Beautifulsoup can be quite slow when parsing large xml files. When a user want to get a large amount of data off the API, this can be annoying. For example, getting the generation of 1 year takes ~75 seconds to parse (~35000 rows, 10 production types and actual & aggregated = 700k values).

Therefore we can change to the lxml package, which is quite a bit faster (3 up to 20x, tested on 3 types of queries with queries for a full year, although the generation query above runs in 4 seconds which is 20x). I didn't test on all functions because it's a PITA.
It almost seems to good to be true, and I'm not very familiar with lxml. Some parse functions do some additional checks, and I kept them in, which resulted in a smaller speedup.

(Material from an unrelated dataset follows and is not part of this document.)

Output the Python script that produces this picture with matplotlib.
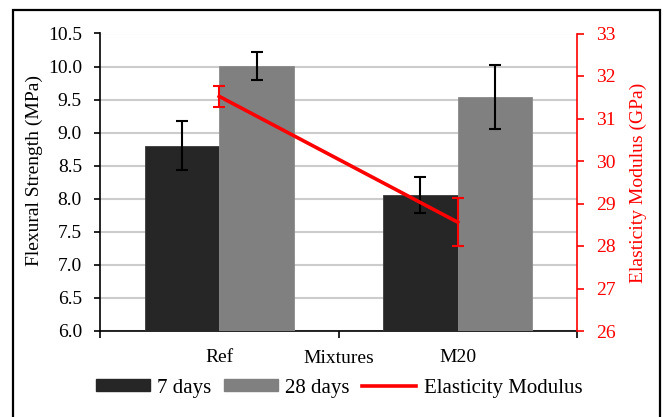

Timing the complete function call (including API call) is easier, I did that for all functions, see this notebook, with date ranges of a month. The speedups are much lower, also because certain calls lead to a large amount of API calls due to the @documents decorator and the API is sometimes shaky.

Main changes

parsers.py completely reworked beautifulsoup into lxml. Made two helper functions 'find' and 'findall', which work similarly to bs, but faster. Since lxml is case sensitive, the tags also needed to be case sensitive
entsoe.py now has to send response.context instead of response.text to the parsing module, since lxml works best with bytes. This means that where EntsoeRawClient previously returned response.text, it now returns response to EntsoePandasClient, which in turn calls the parsers module with response.content. This is a breaking change for people using the EntsoeRawClient. Note: for API calls returning zip files nothing changes.
mappings.py fixed small bug, 'A13': 'Withdrawn' is a valid docstatus. Added

Tests
I've tested all functions on the EntsoePandasClient, and all except 4 returned an idential df (tested with df_1.equals(df2). For the other 4 functions, the current package fails:

query_unavailability_transmission: HTTPError: 400 Client Error: Bad Request for url
query_offered_capacity: no matching data error (could be bad params by me)
query_procured_balancing_capacity: takes very long as API request > 2 min, even for 1 day time period
query_withdrawn_unavailability_of_generation_units error 'A13': fixed with this pull request, but therefore couldn't test for equality

I've tested with this notebook, scroll down to the bottom for the equality comparison. This file also included the timings. Including the API calls. The tests without API are not document because it's a PITA where the functions in the package itself need to be modified in order to detect when the API call is finished.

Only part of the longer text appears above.